*What this task involves*. Pick out every line with the word "chart" and copy it.

*Source excerpt*.
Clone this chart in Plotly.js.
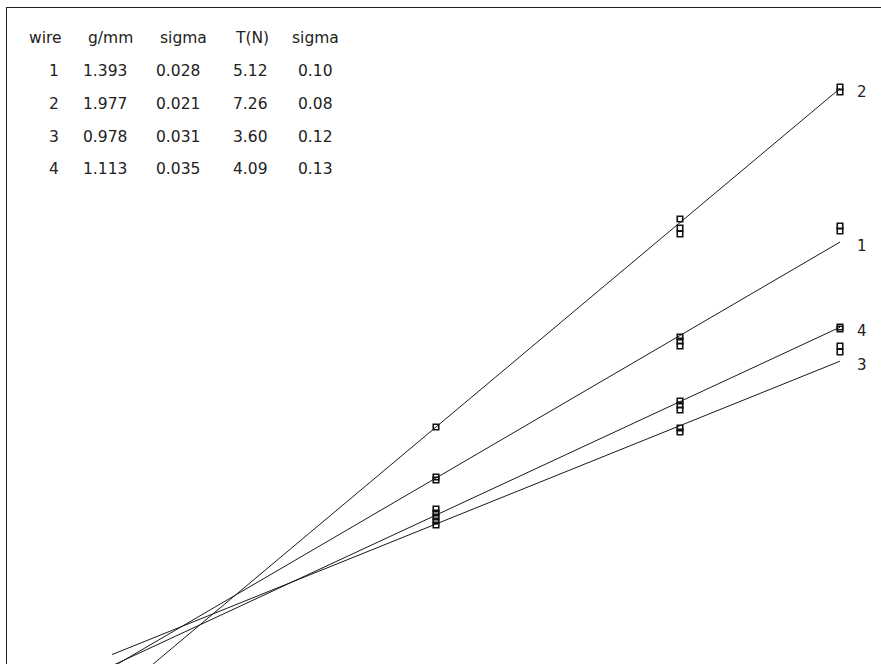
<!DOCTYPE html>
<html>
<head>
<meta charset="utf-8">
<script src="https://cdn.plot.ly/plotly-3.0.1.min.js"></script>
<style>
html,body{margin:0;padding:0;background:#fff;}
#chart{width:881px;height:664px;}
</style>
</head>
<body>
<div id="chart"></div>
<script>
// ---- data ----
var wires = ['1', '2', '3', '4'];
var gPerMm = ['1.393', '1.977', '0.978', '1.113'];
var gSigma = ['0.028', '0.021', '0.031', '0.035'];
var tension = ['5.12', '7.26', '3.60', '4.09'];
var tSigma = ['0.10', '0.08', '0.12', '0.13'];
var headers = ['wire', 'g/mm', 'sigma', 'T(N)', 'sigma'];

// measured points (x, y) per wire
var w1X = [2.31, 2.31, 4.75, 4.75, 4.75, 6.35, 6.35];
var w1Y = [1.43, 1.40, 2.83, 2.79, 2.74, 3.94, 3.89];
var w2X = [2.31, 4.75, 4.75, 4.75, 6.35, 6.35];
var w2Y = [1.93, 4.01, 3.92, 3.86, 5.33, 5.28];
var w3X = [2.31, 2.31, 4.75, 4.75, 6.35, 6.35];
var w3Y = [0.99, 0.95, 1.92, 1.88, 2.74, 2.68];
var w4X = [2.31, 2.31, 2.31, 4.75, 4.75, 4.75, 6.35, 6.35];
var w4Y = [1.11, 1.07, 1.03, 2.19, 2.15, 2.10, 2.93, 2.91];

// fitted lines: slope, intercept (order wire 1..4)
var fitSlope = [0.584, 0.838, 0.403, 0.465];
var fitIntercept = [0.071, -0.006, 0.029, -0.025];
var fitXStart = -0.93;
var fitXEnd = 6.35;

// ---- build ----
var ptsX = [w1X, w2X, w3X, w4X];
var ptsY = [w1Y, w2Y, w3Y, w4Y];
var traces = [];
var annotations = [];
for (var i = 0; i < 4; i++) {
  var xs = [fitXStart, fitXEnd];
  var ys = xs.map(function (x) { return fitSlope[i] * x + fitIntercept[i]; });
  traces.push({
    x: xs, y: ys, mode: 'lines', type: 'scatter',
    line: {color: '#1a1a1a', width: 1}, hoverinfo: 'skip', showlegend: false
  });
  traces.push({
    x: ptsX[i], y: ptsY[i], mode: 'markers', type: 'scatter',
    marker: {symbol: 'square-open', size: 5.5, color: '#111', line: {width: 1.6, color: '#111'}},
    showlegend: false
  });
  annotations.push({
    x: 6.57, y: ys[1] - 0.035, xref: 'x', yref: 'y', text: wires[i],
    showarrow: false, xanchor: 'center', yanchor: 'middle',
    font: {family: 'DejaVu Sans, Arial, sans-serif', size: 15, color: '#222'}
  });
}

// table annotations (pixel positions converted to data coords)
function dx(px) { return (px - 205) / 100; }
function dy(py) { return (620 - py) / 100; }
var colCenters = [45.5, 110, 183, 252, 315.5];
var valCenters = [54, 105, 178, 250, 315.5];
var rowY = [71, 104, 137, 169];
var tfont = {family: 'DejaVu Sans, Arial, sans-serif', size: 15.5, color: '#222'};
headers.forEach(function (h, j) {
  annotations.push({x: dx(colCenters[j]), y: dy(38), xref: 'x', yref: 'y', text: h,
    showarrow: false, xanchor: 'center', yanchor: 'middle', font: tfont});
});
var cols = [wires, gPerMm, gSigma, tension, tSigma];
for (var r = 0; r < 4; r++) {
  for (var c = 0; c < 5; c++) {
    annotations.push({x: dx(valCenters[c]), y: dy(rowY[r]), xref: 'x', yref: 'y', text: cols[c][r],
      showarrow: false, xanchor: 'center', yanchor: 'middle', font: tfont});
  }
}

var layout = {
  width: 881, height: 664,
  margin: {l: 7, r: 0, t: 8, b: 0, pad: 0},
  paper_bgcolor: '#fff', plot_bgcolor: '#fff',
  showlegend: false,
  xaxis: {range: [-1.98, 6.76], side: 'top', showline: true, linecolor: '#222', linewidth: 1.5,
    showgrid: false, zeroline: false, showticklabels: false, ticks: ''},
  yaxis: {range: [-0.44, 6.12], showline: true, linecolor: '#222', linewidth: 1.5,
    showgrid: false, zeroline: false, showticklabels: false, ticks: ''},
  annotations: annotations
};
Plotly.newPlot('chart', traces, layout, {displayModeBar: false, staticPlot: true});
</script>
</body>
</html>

*Answer to this exercise*.
Clone this chart in Plotly.js.
#chart{width:881px;height:664px;}
<div id="chart"></div>
Plotly.newPlot('chart', traces, layout, {displayModeBar: false, staticPlot: true});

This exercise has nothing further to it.